■ Given instruction ■
Set down only those lines that fall from the line containing "Clone this chart in matplotlib." through the line containing "[', '.join(it(g) for g in ['phoP', 'pmrD'])]]", unchanged and without pictures.

■ Extracted information ■
** start **
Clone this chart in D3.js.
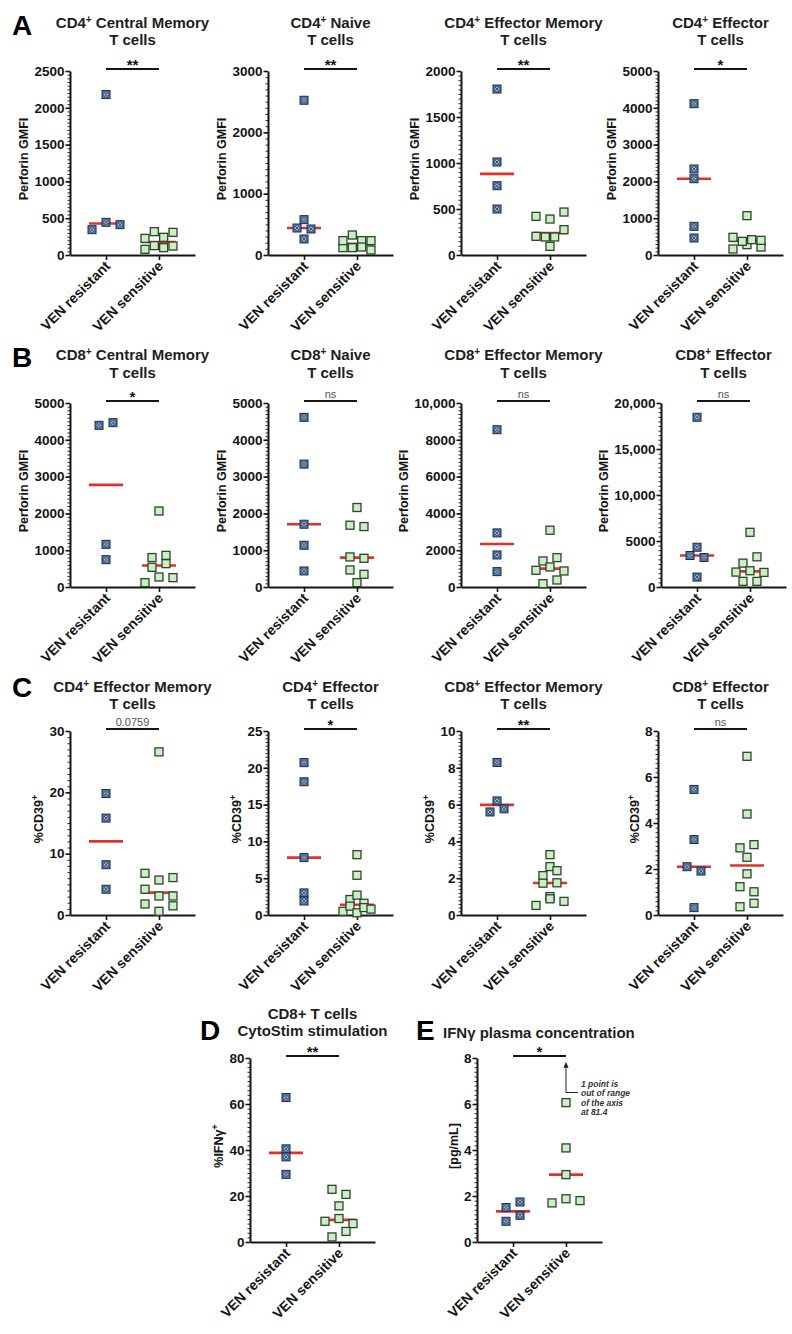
** end **
** start **
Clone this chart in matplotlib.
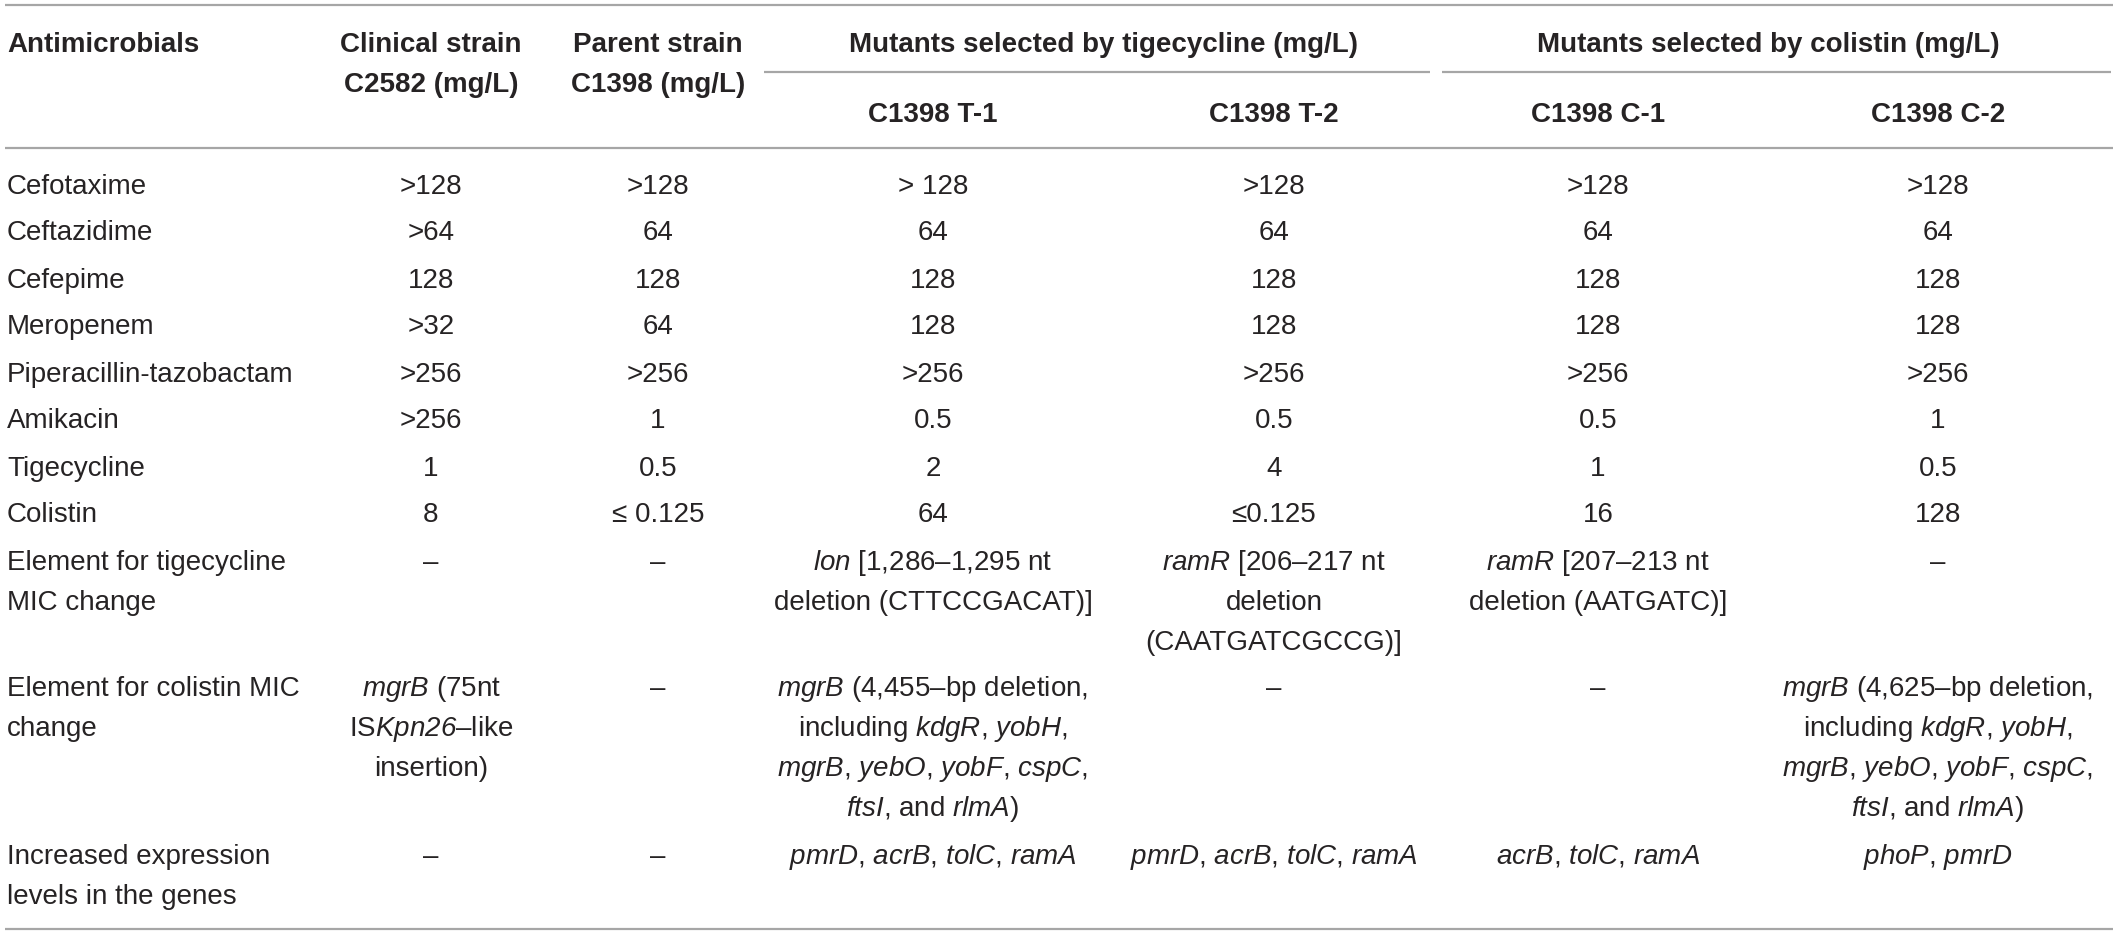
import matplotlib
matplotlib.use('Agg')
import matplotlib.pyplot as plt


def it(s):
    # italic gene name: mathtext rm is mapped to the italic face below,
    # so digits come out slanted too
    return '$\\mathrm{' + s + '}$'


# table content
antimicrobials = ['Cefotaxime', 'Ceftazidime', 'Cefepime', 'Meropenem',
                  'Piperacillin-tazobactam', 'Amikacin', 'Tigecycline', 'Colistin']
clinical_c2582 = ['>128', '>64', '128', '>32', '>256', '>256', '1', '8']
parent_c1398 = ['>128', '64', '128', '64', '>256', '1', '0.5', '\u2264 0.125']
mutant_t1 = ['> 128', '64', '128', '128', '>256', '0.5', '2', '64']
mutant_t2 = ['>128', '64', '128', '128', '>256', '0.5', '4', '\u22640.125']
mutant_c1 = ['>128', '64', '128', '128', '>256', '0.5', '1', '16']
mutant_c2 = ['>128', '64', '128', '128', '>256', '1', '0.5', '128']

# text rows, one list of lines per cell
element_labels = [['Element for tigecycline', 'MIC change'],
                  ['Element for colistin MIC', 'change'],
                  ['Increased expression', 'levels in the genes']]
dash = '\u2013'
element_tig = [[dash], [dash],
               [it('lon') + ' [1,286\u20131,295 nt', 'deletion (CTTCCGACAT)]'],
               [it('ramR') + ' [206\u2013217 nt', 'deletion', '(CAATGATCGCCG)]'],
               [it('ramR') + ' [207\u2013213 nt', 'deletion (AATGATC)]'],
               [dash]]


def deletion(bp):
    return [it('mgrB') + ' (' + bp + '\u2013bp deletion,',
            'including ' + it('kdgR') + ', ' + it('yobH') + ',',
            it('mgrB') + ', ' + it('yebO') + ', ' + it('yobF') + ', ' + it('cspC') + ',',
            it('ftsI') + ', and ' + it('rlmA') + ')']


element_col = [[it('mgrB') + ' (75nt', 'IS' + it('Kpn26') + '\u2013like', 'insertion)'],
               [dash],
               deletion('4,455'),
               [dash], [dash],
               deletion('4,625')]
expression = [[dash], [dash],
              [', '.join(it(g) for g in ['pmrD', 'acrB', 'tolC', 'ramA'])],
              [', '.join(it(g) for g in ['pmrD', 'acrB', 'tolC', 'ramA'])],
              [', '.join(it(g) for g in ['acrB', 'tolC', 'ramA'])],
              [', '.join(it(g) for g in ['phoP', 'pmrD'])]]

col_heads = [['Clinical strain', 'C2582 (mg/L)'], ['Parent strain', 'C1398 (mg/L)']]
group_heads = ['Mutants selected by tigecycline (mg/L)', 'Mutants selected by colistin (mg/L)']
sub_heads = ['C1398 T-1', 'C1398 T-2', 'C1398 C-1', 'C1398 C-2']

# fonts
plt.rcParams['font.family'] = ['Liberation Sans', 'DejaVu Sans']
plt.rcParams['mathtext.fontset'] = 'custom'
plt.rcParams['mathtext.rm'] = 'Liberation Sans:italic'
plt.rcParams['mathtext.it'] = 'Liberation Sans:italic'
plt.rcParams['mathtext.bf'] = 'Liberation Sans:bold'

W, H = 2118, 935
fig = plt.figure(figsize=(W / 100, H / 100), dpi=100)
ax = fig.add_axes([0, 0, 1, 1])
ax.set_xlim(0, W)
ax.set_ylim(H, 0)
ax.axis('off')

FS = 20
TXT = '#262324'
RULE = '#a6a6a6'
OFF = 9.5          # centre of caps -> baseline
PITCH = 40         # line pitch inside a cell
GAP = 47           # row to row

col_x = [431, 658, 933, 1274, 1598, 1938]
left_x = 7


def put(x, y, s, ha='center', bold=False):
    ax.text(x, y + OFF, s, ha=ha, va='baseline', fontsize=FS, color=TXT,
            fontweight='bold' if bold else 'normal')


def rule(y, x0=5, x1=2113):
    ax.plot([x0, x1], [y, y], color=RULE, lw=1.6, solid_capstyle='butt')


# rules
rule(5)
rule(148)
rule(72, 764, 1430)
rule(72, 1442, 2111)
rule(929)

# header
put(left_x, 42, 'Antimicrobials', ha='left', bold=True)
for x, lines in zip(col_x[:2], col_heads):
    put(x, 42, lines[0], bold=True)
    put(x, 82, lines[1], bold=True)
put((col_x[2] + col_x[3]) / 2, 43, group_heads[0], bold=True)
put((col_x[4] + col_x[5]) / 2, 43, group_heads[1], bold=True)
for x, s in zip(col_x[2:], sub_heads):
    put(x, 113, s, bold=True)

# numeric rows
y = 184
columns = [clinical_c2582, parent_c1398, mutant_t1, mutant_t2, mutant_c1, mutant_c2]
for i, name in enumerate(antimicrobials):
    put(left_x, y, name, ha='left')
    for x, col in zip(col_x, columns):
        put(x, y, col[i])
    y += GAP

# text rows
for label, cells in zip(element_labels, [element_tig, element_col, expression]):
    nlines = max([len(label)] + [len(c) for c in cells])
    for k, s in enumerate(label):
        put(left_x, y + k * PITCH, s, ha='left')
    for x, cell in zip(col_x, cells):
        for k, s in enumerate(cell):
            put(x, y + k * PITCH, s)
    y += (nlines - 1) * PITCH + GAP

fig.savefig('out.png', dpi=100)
** end **
** start **
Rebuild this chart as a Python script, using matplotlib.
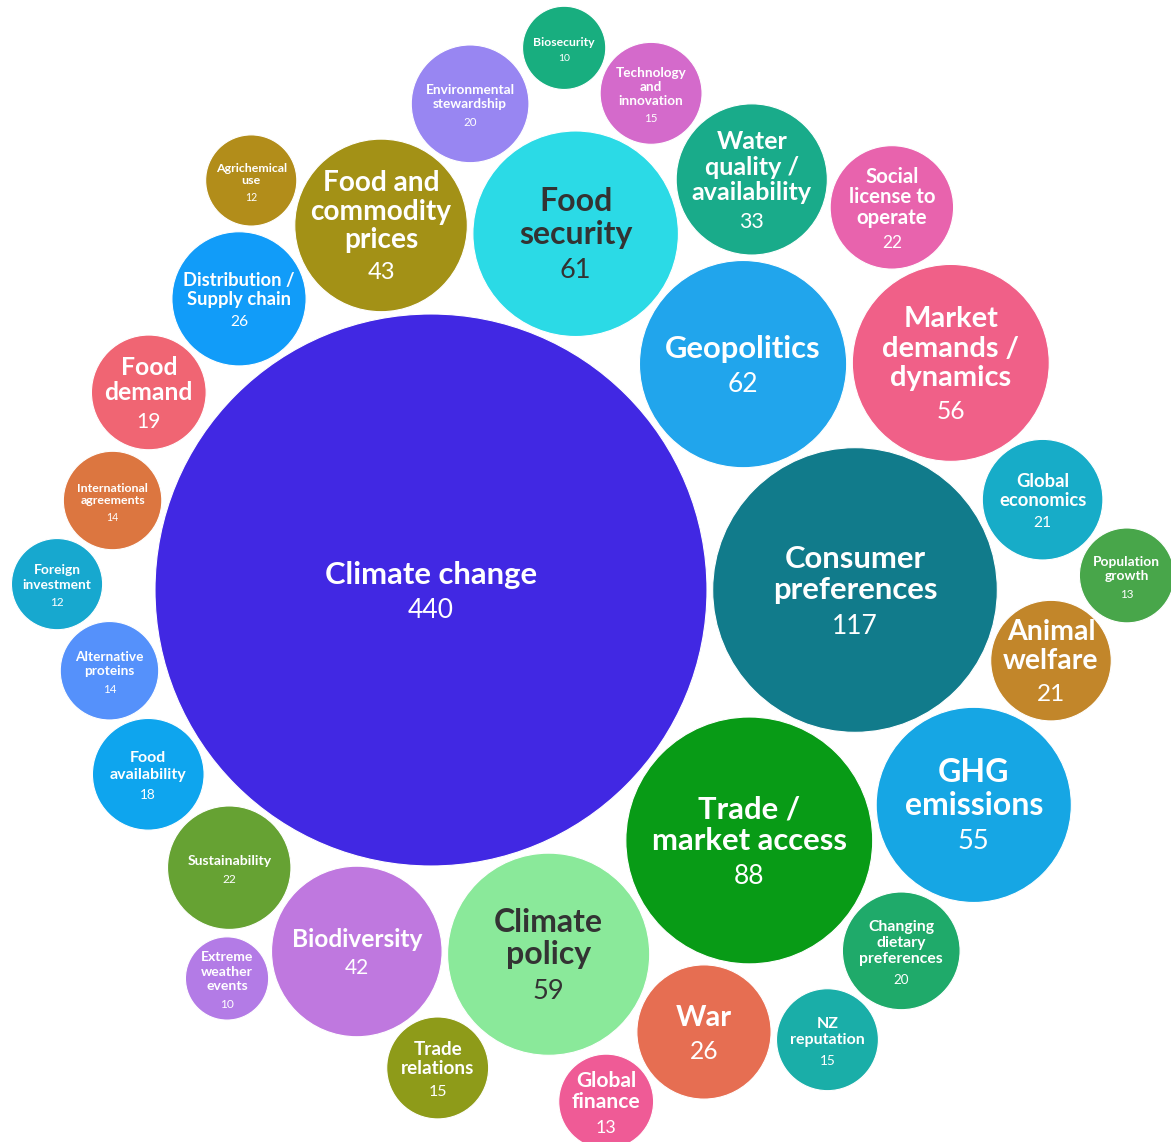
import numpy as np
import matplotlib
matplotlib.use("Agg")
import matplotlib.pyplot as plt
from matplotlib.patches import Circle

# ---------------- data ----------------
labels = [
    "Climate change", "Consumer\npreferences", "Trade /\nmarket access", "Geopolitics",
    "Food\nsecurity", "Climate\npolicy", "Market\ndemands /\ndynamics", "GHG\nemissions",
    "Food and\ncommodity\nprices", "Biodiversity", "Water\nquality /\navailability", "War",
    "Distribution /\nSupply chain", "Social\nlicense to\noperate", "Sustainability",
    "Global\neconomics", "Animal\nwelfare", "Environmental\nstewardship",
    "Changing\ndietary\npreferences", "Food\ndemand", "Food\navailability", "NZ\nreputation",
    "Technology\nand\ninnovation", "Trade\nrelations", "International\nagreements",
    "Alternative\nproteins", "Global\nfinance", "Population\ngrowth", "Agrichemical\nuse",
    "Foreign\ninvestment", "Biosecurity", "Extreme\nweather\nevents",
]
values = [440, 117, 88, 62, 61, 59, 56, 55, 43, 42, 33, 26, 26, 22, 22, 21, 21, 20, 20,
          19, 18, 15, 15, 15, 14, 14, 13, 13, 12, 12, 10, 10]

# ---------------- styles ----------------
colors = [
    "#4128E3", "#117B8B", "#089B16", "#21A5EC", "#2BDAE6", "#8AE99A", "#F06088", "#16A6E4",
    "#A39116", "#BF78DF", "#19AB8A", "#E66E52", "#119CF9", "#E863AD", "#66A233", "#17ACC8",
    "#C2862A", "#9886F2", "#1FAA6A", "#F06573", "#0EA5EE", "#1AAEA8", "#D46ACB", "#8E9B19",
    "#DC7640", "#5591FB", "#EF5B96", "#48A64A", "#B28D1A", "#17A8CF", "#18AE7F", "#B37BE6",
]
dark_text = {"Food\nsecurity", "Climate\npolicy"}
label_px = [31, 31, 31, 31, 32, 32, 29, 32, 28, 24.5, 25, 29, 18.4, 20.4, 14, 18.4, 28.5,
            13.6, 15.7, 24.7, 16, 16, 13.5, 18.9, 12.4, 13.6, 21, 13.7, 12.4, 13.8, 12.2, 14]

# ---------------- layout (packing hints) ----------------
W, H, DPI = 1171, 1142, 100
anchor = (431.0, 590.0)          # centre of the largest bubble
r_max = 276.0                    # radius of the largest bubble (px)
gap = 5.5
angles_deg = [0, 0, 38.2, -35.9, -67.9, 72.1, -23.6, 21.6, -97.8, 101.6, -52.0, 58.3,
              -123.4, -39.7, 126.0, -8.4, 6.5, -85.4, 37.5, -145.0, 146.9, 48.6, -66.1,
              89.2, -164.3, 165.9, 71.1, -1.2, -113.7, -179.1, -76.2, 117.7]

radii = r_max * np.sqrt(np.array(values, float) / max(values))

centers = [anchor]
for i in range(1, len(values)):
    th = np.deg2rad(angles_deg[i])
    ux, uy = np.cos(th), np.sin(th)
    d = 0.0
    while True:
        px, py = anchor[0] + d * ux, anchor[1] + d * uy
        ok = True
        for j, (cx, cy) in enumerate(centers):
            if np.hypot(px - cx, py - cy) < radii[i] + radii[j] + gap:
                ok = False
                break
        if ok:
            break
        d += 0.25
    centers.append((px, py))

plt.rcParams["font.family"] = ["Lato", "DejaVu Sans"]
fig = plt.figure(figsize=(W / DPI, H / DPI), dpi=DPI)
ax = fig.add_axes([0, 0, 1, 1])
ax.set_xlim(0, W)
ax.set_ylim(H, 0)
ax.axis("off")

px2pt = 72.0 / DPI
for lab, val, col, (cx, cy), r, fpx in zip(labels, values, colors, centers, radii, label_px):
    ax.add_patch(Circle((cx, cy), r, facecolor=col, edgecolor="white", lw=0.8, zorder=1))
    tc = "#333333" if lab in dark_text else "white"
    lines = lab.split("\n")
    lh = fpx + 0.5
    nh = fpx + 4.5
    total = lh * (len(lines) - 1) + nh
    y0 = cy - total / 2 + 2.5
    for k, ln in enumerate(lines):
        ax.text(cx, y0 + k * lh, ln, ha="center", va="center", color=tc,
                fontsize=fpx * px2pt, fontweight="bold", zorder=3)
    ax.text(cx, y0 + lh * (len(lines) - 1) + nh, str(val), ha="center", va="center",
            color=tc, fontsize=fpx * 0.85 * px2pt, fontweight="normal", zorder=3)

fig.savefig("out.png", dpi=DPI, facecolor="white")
** end **
■ Solution ■
Clone this chart in matplotlib.
import matplotlib
matplotlib.use('Agg')
import matplotlib.pyplot as plt


def it(s):
    # italic gene name: mathtext rm is mapped to the italic face below,
    # so digits come out slanted too
    return '$\\mathrm{' + s + '}$'


# table content
antimicrobials = ['Cefotaxime', 'Ceftazidime', 'Cefepime', 'Meropenem',
                  'Piperacillin-tazobactam', 'Amikacin', 'Tigecycline', 'Colistin']
clinical_c2582 = ['>128', '>64', '128', '>32', '>256', '>256', '1', '8']
parent_c1398 = ['>128', '64', '128', '64', '>256', '1', '0.5', '\u2264 0.125']
mutant_t1 = ['> 128', '64', '128', '128', '>256', '0.5', '2', '64']
mutant_t2 = ['>128', '64', '128', '128', '>256', '0.5', '4', '\u22640.125']
mutant_c1 = ['>128', '64', '128', '128', '>256', '0.5', '1', '16']
mutant_c2 = ['>128', '64', '128', '128', '>256', '1', '0.5', '128']

# text rows, one list of lines per cell
element_labels = [['Element for tigecycline', 'MIC change'],
                  ['Element for colistin MIC', 'change'],
                  ['Increased expression', 'levels in the genes']]
dash = '\u2013'
element_tig = [[dash], [dash],
               [it('lon') + ' [1,286\u20131,295 nt', 'deletion (CTTCCGACAT)]'],
               [it('ramR') + ' [206\u2013217 nt', 'deletion', '(CAATGATCGCCG)]'],
               [it('ramR') + ' [207\u2013213 nt', 'deletion (AATGATC)]'],
               [dash]]


def deletion(bp):
    return [it('mgrB') + ' (' + bp + '\u2013bp deletion,',
            'including ' + it('kdgR') + ', ' + it('yobH') + ',',
            it('mgrB') + ', ' + it('yebO') + ', ' + it('yobF') + ', ' + it('cspC') + ',',
            it('ftsI') + ', and ' + it('rlmA') + ')']


element_col = [[it('mgrB') + ' (75nt', 'IS' + it('Kpn26') + '\u2013like', 'insertion)'],
               [dash],
               deletion('4,455'),
               [dash], [dash],
               deletion('4,625')]
expression = [[dash], [dash],
              [', '.join(it(g) for g in ['pmrD', 'acrB', 'tolC', 'ramA'])],
              [', '.join(it(g) for g in ['pmrD', 'acrB', 'tolC', 'ramA'])],
              [', '.join(it(g) for g in ['acrB', 'tolC', 'ramA'])],
              [', '.join(it(g) for g in ['phoP', 'pmrD'])]]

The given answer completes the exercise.